In rare circumstances, there will be factors that mean plastic solutions may not be suitable. Therefore, it’s important to note that developers should always contact a manufacturer with any questions about product suitability in relation to a particular project or installation.

Guidance on specification

To further support developers in specifying drainage products for brownfield land, the British Plastics Federation (BPF) Pipes Group has published a new guidance document, titled Designing Drains and Sewers for Brownfield Sites. Created in collaboration with leading plastic pipe manufacturers including Wavin, the document features multiple diagrams and flow charts to help drainage designers and housing developers gain greater clarity on which products and materials they can and can’t use, depending on the results of their site surveys.

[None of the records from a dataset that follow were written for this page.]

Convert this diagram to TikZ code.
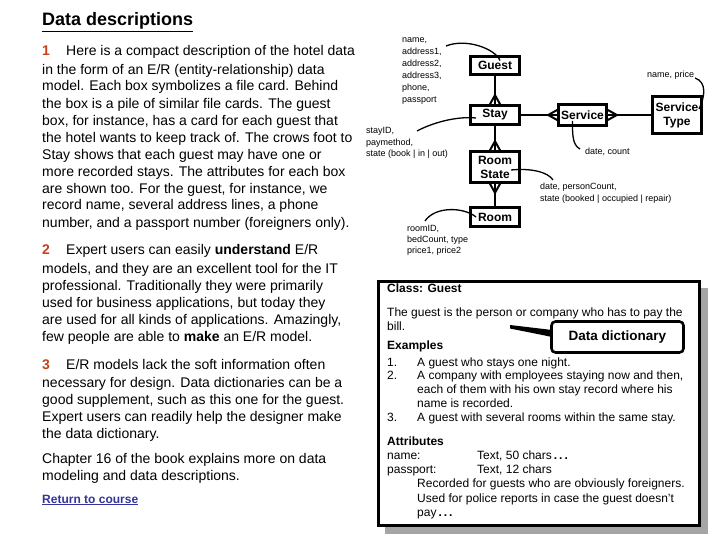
\documentclass[tikz,border=0pt]{standalone}
\usepackage{fontspec}
\setmainfont{Liberation Sans}
\usetikzlibrary{positioning,calc,decorations.markings}
\definecolor{numred}{RGB}{200,64,24}
\definecolor{linkblue}{RGB}{51,51,153}
\definecolor{shadowgray}{RGB}{165,165,165}
\newcommand{\pnum}[1]{\makebox[24pt][l]{\textcolor{numred}{\bfseries #1}}}
% multi-line nodes sit on the baseline of their last line
\tikzset{
  title/.style={anchor=base west,inner sep=0pt,font=\fontsize{18}{21}\selectfont\bfseries},
  para/.style={anchor=base west,align=left,inner sep=0pt,
    font=\fontsize{14}{17}\selectfont},
  entity/.style={draw,line width=2.6pt,fill=white,minimum width=49.5pt,
    inner sep=1pt,align=center,font=\fontsize{12}{14}\selectfont\bfseries},
  rel/.style={line width=2.6pt},
  crowfoot/.style={rel,postaction={decorate},decoration={markings,
    mark=at position 0.999 with {\draw[line width=2pt] (-9pt,0pt) -- (0pt,5pt)
      (-9pt,0pt) -- (0pt,-5pt);}}},
  attr/.style={anchor=base west,align=left,inner sep=0pt,
    font=\fontsize{9}{11.5}\selectfont},
  attrline/.style={line width=1.3pt},
  card/.style={draw,line width=2.6pt,fill=white},
  cardtext/.style={anchor=base west,align=left,inner sep=0pt,
    font=\fontsize{12}{13.8}\selectfont},
  callout/.style={draw,line width=2.6pt,fill=white,rounded corners=4pt,
    minimum width=132pt,minimum height=31pt,
    font=\fontsize{13.5}{16}\selectfont\bfseries},
}
\begin{document}
\begin{tikzpicture}[x=1pt,y=-1pt]
  \useasboundingbox (0,0) rectangle (720,540);
  % left column
  \node[title] (title) at (42,26) {\underline{Data descriptions}};
  \node[para] (p1) at (42,227) {\pnum{1}Here is a compact description of the hotel data\\[2pt]
    in the form of an E/R (entity-relationship) data\\
    model. Each box symbolizes a file card. Behind\\
    the box is a pile of similar file cards. The guest\\
    box, for instance, has a card for each guest that\\
    the hotel wants to keep track of. The crows foot to\\
    Stay shows that each guest may have one or\\
    more recorded stays. The attributes for each box\\
    are shown too. For the guest, for instance, we\\
    record name, several address lines, a phone\\
    number, and a passport number (foreigners only).};
  \node[para] (p2) at (42,341) {\pnum{2}Expert users can easily \textbf{understand} E/R\\[2pt]
    models, and they are an excellent tool for the IT\\
    professional. Traditionally they were primarily\\
    used for business applications, but today they\\
    are used for all kinds of applications. Amazingly,\\
    few people are able to \textbf{make} an E/R model.};
  \node[para] (p3) at (42,438) {\pnum{3}E/R models lack the soft information often\\[1pt]
    necessary for design. Data dictionaries can be a\\
    good supplement, such as this one for the guest.\\
    Expert users can readily help the designer make\\
    the data dictionary.};
  \node[para] (p4) at (42,480) {Chapter 16 of the book explains more on data\\
    modeling and data descriptions.};
  \node[para,font=\fontsize{12}{14}\selectfont\bfseries] (back) at (42,503)
    {\textcolor{linkblue}{\underline{Return to course}}};
  % E/R model
  \node[entity,minimum height=18.5pt] (guest) at (495,65.5) {Guest};
  \node[entity,minimum height=19pt] (stay) at (495,115) {Stay};
  \node[entity,minimum height=31pt] (rstate) at (495,167) {Room\\State};
  \node[entity,minimum height=19pt] (room) at (495,217) {Room};
  \node[entity,minimum width=48pt,minimum height=21pt] (service) at (582.5,115) {Service};
  \node[entity,minimum height=37pt] (stype) at (677,115) {Service\\Type};
  \draw[crowfoot] (guest) -- (stay);
  \draw[crowfoot] (stay) -- (rstate);
  \draw[crowfoot] (room) -- (rstate);
  \draw[crowfoot] (stay) -- (service);
  \draw[crowfoot] (stype) -- (service);
  % attributes
  \node[attr,font=\fontsize{9}{12}\selectfont] (guestattr) at (402,102.5)
    {name,\\address1,\\address2,\\address3,\\phone,\\passport};
  \node[attr] (stypeattr) at (647,78) {name, price};
  \node[attr] (stayattr) at (366,157) {stayID,\\paymethod,\\state (book | in | out)};
  \node[attr] (servattr) at (585,155) {date, count};
  \node[attr,font=\fontsize{9}{12}\selectfont] (rstateattr) at (540,202)
    {date, personCount,\\state (booked | occupied | repair)};
  \node[attr] (roomattr) at (407,254) {roomID,\\bedCount, type\\price1, price2};
  \coordinate (guestpin) at (446,46);
  \coordinate (stypepin) at (695,78);
  \coordinate (staypin) at (417,131);
  \coordinate (servpin) at (580,149);
  \coordinate (rstatepin) at (553,180);
  \coordinate (roompin) at (425,221);
  \draw[attrline] (guestpin) .. controls +(20,-8) and +(-5,-12) .. ($(guest.center)+(5,-5)$);
  \draw[attrline] (stypepin) .. controls +(12,4) and +(6,-12) .. ($(stype.center)+(22,-6)$);
  \draw[attrline] (staypin) .. controls +(15,-8) and +(-20,-2) .. ($(stay.center)+(-19,3)$);
  \draw[attrline] (servpin) .. controls +(-8,-4) and +(0,12) .. ($(service.center)+(-10,6)$);
  \draw[attrline] (rstatepin) .. controls +(-5,-8) and +(20,-2) .. ($(rstate.center)+(16,3)$);
  \draw[attrline] (roompin) .. controls +(10,-15) and +(-12,-10) .. ($(room.center)+(-19,0)$);
  % data dictionary card
  \fill[shadowgray] (385,288) rectangle (708,534);
  \draw[card] (378.5,281.5) rectangle (699.5,525.5);
  \node[cardtext] (cls) at (387,292) {\textbf{Class: Guest}};
  \node[cardtext,font=\fontsize{12}{14.5}\selectfont] (desc) at (387,330.5)
    {The guest is the person or company who has to pay the\\bill.};
  \node[cardtext] (exhead) at (387,349.5) {\textbf{Examples}};
  \node[cardtext] (exlist) at (387,421.2)
    {\makebox[30pt][l]{1.}A guest who stays one night.\\
     \makebox[30pt][l]{2.}A company with employees staying now and then,\\
     \hspace*{30pt}each of them with his own stay record where his\\
     \hspace*{30pt}name is recorded.\\
     \makebox[30pt][l]{3.}A guest with several rooms within the same stay.};
  \node[cardtext] (athead) at (387,445.5) {\textbf{Attributes}};
  \node[cardtext,font=\fontsize{12}{14.2}\selectfont] (atlist) at (387,516.3)
    {\makebox[90pt][l]{name:}Text, 50 chars\,\textbf{.\,.\,.}\\
     \makebox[90pt][l]{passport:}Text, 12 chars\\
     \hspace*{30pt}Recorded for guests who are obviously foreigners.\\
     \hspace*{30pt}Used for police reports in case the guest doesn't\\
     \hspace*{30pt}pay\,\textbf{.\,.\,.}};
  \node[callout] (ddict) at (617.5,337) {Data dictionary};
  \coordinate (ddtip) at (510,325);
  \fill (ddtip) -- ($(ddtip)+(0,3.5)$) -- ($(ddict.west)+(2,0)$) -- ($(ddict.west)+(2,-7)$) -- cycle;
\end{tikzpicture}
\end{document}
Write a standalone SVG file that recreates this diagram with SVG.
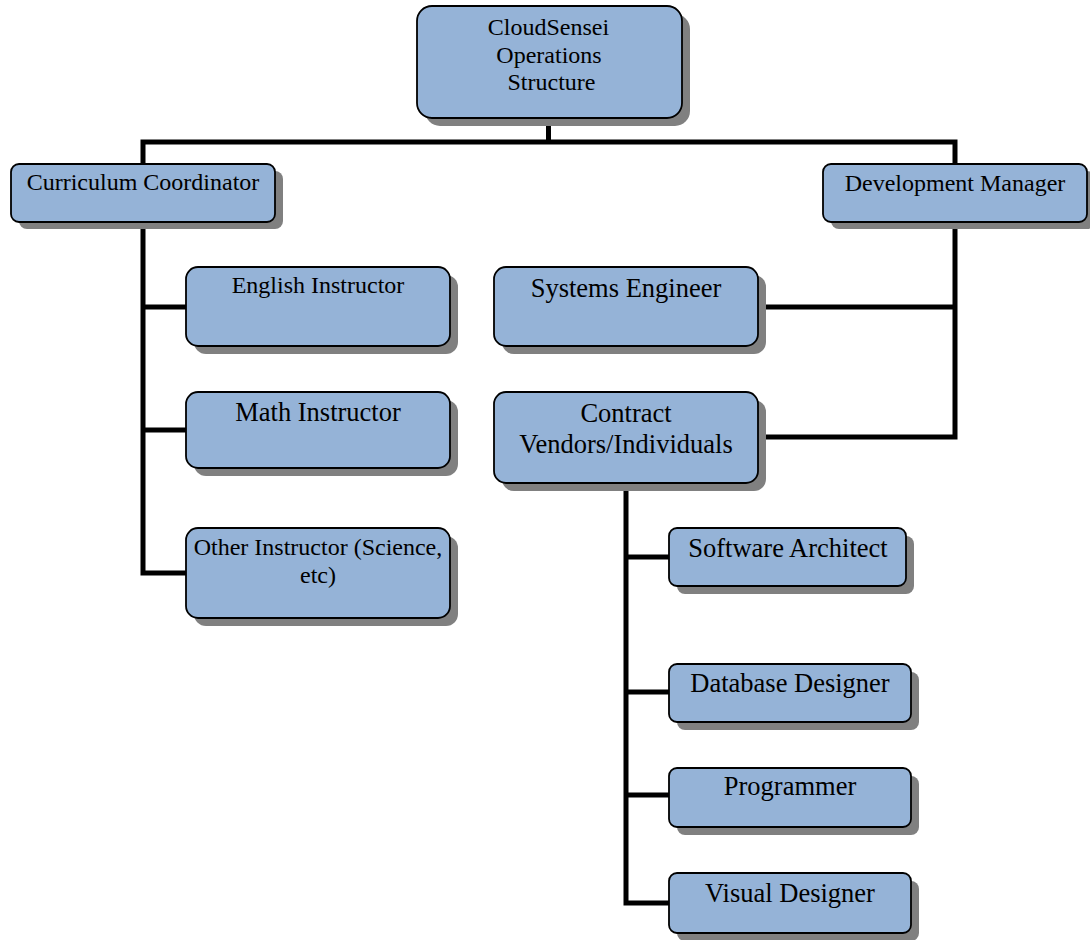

As well as guidance on identifying the risks that the site’s former use could pose to people living or working on the site, the document also offers advice on how to assess the risks of ingress to the water or wastewater systems. This is known as the Source–Pathway–Receptor model. In this model, ‘Source’ simply means the location of the contamination, and ‘Pathway’ is defined as the route taken by a contaminant to the ‘Receptor’, which is the pipework. The model stipulates that if any one of these elements is missing from a given scenario, then there is no risk of contamination entering the pipework.

Looking ahead

The latest guidance on specifying drainage for brownfield land demonstrates how important it is to share knowledge across the construction industry. Not only does this guidance give developers greater insight into the products available to them, and how they can be used, it also sets a trend that other organisations should look to follow to enhance the delivery of new homes across the UK.